There was little mention this week that the housing market, the source of the economy’s weakness, shows signs of strengthening. In July, new home construction hit an annual rate of 746,000 homes, up from 478,000 in April 2009, amid the collapse of the housing bubble.
There are plenty of reasons to be concerned about the economy. With Europe near recession and China slowing, the U.S. remains vulnerable. The Congressional Budget Office warned of a renewed recession next year if lawmakers can’t agree on a deal to avoid what is known as the fiscal cliff, a package of automatic tax increases and spending cuts scheduled to take effect in January.
“By any number of measures, the strength of the recovery has been and remains disappointing,” Dennis Lockhart, the president of the Federal Reserve Bank of Atlanta, said in an Aug. 21 speech. “Our current expansion is not on the track we would wish.”
Republicans hammered at the jobs crisis, which shows no sign of ending. The economy this year has produced a monthly average of 160,570 private sector jobs -- less than half the 343,000 created during the same period in Reagan’s presidency.
The unemployment rate in July was 8.3 percent and has topped 8 percent since February 2009. It may remain as high as 7.7 percent in late 2014, according to the Federal Reserve’s latest projections.
“To the majority of Americans who now believe that the future will not be better than the past, I can guarantee you this: If Barack Obama is re-elected, you will be right,” Romney said last night.
High above the convention floor, a set of spinning dials underscored another Republican preoccupation. Throughout the convention, the “national debt clock” showed a continually updated tally of the nation’s roughly $16 trillion in red ink.
For the fiscal year that ends Sept. 30, the federal government is projected to run a $1.1 trillion deficit, according to the Congressional Budget Office. That marks the fourth consecutive year of 13-figure shortfalls. “His trillion dollar deficits will slow our economy, restrain employment, and cause wages to stall,” Romney said last night.
Republican deficit concerns aren’t shared by investors. The yield on 10-year Treasury notes fell to 1.63 percent from 2.56 on Aug. 5, 2011, when Standard & Poor’s lowered the U.S. credit rating, as investors fled European government debt for the perceived safety of U.S. government securities.

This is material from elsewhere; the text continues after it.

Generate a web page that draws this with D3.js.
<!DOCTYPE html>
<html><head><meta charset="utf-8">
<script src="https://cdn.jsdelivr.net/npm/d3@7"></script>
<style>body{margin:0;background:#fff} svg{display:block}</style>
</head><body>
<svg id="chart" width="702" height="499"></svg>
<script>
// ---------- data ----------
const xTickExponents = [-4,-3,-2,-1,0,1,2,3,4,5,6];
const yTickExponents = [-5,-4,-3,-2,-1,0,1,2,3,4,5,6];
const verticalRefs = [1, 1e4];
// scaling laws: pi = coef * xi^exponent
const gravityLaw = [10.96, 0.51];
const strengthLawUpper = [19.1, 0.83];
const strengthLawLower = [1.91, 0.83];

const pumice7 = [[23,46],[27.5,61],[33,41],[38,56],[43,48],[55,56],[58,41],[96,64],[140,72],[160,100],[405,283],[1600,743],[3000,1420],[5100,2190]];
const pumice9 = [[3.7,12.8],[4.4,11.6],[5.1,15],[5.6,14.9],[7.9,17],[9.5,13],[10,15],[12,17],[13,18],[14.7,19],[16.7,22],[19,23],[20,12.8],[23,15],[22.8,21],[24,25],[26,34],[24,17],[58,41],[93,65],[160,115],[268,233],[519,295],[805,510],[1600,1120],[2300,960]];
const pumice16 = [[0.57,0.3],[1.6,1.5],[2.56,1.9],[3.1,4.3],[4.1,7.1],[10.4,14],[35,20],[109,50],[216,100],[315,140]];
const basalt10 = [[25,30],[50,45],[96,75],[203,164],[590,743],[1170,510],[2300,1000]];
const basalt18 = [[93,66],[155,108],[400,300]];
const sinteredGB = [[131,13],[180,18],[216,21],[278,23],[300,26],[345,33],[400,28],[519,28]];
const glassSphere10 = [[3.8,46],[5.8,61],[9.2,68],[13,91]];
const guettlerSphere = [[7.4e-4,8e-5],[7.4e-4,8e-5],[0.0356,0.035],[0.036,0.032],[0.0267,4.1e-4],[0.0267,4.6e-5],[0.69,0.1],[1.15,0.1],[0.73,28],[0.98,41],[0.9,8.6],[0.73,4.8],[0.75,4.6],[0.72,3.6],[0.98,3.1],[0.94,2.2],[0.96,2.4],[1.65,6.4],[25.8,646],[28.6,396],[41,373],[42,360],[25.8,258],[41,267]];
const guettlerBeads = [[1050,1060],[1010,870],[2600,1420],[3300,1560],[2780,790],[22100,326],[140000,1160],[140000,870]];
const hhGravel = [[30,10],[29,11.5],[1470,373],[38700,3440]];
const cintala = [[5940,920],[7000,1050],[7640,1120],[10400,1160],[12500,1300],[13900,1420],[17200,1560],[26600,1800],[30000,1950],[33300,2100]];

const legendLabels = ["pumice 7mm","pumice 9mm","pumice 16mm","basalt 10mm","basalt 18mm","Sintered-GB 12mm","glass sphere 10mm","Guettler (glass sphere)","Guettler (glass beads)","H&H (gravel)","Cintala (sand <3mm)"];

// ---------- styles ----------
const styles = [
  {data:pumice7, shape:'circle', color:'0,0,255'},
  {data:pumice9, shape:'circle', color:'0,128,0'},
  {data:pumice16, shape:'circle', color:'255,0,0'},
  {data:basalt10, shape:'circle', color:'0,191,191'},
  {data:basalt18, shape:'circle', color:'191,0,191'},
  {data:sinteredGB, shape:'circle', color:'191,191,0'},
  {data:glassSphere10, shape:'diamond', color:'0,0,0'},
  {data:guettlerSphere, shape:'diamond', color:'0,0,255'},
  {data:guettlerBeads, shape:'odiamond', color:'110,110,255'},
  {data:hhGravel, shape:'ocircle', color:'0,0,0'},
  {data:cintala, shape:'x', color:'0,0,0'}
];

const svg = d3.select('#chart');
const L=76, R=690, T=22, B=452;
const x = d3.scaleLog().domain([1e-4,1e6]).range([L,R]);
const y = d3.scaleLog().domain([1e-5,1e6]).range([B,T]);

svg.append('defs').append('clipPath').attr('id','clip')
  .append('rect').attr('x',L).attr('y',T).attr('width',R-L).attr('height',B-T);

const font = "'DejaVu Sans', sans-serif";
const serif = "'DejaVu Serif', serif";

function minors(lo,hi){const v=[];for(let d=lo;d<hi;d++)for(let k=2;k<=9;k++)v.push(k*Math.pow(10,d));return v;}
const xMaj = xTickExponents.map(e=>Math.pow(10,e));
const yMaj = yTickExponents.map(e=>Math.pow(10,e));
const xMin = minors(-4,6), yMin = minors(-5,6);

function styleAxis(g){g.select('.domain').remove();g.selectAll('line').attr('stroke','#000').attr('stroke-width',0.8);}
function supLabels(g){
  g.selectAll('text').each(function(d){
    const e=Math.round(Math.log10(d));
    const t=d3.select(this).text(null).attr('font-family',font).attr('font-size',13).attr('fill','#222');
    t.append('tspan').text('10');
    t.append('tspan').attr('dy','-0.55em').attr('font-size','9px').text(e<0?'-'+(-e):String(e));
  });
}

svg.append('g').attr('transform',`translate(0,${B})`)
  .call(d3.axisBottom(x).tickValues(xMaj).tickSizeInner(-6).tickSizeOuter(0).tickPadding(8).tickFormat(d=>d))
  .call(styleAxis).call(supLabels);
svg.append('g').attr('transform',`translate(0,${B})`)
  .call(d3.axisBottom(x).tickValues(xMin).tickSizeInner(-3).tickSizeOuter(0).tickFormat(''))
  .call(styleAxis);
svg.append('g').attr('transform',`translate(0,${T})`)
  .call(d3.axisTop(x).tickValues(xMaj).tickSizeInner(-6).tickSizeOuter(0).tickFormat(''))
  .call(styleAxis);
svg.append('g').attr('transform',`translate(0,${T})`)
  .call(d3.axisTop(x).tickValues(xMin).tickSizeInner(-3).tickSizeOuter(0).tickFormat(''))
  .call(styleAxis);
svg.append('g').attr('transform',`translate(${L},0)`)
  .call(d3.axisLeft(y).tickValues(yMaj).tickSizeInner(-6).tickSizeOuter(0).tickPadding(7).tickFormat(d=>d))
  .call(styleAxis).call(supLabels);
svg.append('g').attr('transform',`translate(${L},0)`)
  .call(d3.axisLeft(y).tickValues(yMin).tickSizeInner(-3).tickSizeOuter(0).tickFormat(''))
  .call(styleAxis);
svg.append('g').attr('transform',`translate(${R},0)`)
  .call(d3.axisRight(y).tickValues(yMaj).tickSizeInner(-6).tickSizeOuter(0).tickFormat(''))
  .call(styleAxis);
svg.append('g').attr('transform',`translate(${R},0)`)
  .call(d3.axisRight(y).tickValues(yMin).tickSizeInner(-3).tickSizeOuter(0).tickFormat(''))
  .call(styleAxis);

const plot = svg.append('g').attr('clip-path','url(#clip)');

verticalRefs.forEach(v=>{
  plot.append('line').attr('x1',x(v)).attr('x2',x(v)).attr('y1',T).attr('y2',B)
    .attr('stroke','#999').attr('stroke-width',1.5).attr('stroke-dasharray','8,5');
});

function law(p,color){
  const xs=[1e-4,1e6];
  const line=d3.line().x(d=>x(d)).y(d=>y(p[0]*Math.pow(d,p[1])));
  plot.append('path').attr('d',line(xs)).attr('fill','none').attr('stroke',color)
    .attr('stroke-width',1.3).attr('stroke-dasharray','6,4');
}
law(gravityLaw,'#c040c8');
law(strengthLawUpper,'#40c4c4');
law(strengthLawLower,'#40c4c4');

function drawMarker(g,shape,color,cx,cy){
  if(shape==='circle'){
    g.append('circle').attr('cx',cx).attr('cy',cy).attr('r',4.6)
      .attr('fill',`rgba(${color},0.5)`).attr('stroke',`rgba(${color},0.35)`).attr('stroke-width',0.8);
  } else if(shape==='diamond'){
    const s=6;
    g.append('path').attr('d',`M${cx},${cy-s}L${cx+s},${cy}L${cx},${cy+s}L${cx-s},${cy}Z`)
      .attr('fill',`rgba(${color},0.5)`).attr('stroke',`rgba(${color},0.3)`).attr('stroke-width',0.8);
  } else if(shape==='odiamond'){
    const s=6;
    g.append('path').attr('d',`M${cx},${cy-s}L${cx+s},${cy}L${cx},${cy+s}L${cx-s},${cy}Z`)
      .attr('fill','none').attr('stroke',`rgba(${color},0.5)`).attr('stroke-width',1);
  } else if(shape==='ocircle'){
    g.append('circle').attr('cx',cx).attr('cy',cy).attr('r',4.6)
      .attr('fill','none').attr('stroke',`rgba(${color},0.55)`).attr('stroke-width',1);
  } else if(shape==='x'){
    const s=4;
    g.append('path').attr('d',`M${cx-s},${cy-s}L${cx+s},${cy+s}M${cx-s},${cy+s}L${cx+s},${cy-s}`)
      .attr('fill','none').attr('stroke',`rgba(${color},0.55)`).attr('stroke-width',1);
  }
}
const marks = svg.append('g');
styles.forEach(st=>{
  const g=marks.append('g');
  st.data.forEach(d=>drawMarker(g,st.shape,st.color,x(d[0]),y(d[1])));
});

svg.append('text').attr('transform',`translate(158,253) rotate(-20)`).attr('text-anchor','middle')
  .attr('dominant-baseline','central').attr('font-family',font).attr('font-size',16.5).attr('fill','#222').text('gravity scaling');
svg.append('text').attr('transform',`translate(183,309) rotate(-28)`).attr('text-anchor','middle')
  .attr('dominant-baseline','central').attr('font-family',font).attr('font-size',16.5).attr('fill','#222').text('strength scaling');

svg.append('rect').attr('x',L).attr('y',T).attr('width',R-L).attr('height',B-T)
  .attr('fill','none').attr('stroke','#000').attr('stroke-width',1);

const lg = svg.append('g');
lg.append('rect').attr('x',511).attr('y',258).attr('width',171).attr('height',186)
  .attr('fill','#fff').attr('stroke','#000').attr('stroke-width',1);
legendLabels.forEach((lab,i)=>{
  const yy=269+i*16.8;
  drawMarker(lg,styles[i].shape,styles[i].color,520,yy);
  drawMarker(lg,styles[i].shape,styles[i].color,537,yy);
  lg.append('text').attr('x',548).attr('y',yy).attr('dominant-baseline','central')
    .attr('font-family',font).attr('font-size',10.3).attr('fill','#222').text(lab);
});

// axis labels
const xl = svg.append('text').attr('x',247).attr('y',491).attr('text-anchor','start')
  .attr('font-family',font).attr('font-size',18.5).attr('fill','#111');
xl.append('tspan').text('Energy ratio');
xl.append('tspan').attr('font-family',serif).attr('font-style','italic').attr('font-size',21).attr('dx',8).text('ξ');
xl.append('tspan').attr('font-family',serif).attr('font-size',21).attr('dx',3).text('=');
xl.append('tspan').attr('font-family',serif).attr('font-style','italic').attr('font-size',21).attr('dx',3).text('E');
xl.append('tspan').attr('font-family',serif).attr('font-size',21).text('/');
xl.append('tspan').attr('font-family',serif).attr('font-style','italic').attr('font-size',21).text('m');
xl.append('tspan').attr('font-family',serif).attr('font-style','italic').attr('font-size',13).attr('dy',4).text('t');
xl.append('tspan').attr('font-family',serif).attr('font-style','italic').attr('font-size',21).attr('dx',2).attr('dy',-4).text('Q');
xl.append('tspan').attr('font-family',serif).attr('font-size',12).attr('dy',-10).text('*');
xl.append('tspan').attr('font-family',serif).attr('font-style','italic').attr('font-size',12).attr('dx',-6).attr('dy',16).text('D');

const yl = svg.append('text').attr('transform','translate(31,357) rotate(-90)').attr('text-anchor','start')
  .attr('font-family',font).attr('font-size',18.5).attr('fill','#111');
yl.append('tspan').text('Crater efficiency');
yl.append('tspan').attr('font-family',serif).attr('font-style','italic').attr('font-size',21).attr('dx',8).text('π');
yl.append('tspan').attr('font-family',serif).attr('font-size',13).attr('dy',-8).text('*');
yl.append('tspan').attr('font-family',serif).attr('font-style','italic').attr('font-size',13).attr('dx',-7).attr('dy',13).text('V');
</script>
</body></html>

The 10-year Treasury’s current yield is more than 3 percentage points below the 4.67 percent average for the 10 years that preceded Obama’s inauguration.
Republicans sought to turn their plans to cut spending for entitlement programs into an electoral plus with another demographic group that in recent elections has supported the party, the elderly. In 2008, voters 65 and older backed McCain over Obama by 53 percent to 45 percent, the only age group that the Republican candidate won.
Ryan said “the biggest, coldest power play of all in Obamacare came at the expense of the elderly” and that the administration had “funneled” $716 billion out of Medicare, the health-insurance system for the elderly, to pay for the 2010 health law that extends coverage to most Americans.
According to the nonpartisan Concord Coalition, there are no cuts to seniors’ Medicare benefits as part of Obama’s health- care law, the 2010 Patient Protection and Affordable Care Act. The plan scales back payments to providers of Medicare Advantage plans, an alternative to Medicare that uses private insurers. It also slows the growth of Medicare payments to hospitals and other health providers.
Republicans are assuming that Medicare Advantage providers will respond to the reduced government payments by trimming senior benefits. They also assume the same savings in their House-sponsored budget plan crafted by Ryan. The health-care law backed by Obama plows the projected savings back into subsidies to help low-income individuals buy insurance, while Ryan’s plan counts the money toward debt reduction.
Ryan also said a Romney-Ryan administration will “protect and strengthen Medicare, for my mom’s generation, for my generation, and for my kids and yours.”